Poland Ambassador to Argentina
- In office 27 June 2019 – July 2024
- Preceded by: Marek Pernal

Personal details
- Born: Warsaw, Poland
- Spouse: Jacek Piątkowski
- Children: 1 daughter
- Alma mater: University of Warsaw
- Profession: Diplomat

= Aleksandra Piątkowska =

Polish politician

Aleksandra Maria Piątkowska (born in Warsaw) is a Polish civil servant and diplomat, serving as an ambassador to Chile (2012–2017) and Argentina (2019-2024).

== Education and career ==
Piątkowska is a graduate of International Relations from University of Warsaw (1992). In 1993, she began her career at the Ministry of Foreign Affairs. She was responsible for human rights and OSCE issues. She was seconded to the High Commissioner on National Minorities office in Geneva. Between 1996 and 2001, she worked as Second Secretary at the Permanent Mission to the United Nations in New York as an expert on Latin America, Caribbean and the Balkans. During her term in New York, Piątkowska was a member of the UN Security Council (1996–1997). Following her return from New York, she worked at the Security Policy Department as a First Secretary and Counselor. She was cooperating with Office for Democratic Institutions and Human Rights at that time. Later, she was the director of the Information System Department and the Department of Public and Cultural Diplomacy.

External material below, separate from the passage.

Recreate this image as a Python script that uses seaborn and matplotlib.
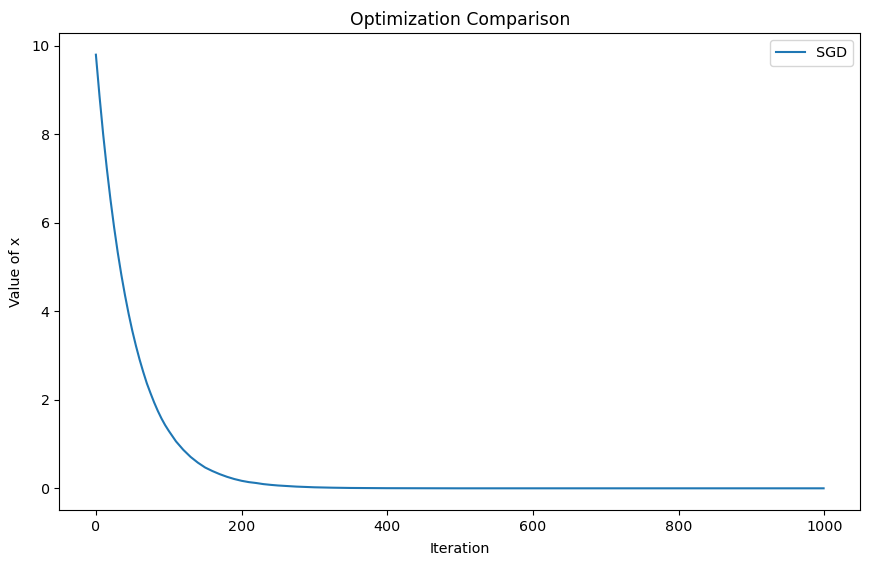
import matplotlib
matplotlib.use("Agg")
import matplotlib.pyplot as plt
import seaborn as sns
import pandas as pd

iterations = [0, 5, 10, 15, 20, 25, 30, 35, 40, 45, 50, 55, 60, 65, 70, 75, 80, 85,
              90, 95, 100, 110, 120, 130, 140, 150, 160, 170, 180, 190, 200, 210,
              220, 230, 240, 250, 275, 300, 325, 350, 400, 500, 600, 700, 800, 900, 999]
x_values = [9.80, 8.86, 8.00, 7.23, 6.53, 5.90, 5.33, 4.82, 4.36, 3.94, 3.56, 3.22,
            2.91, 2.63, 2.37, 2.15, 1.94, 1.75, 1.58, 1.43, 1.30, 1.06, 0.87, 0.71,
            0.58, 0.47, 0.39, 0.32, 0.26, 0.21, 0.17, 0.14, 0.12, 0.095, 0.078,
            0.064, 0.039, 0.023, 0.014, 0.008, 0.003, 0.0, 0.0, 0.0, 0.0, 0.0, 0.0]
series_name = "SGD"

df = pd.DataFrame({"Iteration": iterations, "Value of x": x_values,
                   "Method": [series_name] * len(iterations)})

plt.rcParams["font.size"] = 10.3
fig, ax = plt.subplots(figsize=(8.69, 5.65), dpi=100)
fig.subplots_adjust(left=59.5 / 869, right=860 / 869, top=1 - 33 / 565, bottom=1 - 510 / 565)

sns.lineplot(data=df, x="Iteration", y="Value of x", hue="Method",
             palette=["#1f77b4"], linewidth=1.5, ax=ax)
ax.legend(loc="upper right")
ax.set_title("Optimization Comparison", fontsize=12.4)
ax.set_xlabel("Iteration", labelpad=6)
ax.set_ylabel("Value of x", labelpad=6)

fig.savefig("out.png", dpi=100)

In 2012, Piątkowska became Poland ambassador to Chile. She presented her credentials to the President of Chile Sebastián Piñera on 8 October 2012. She ended her term in 2017. Afterwards, she was the director of the Department of Development Cooperation. On 27 June 2019, she became ambassador to Argentina, accredited also to Paraguay and Uruguay. She ended her mission in July 2024.

She authored several articles on international relations.

Besides Polish, Piątkowska speaks English and Spanish. She is married to Jacek Piątkowski, with a daughter.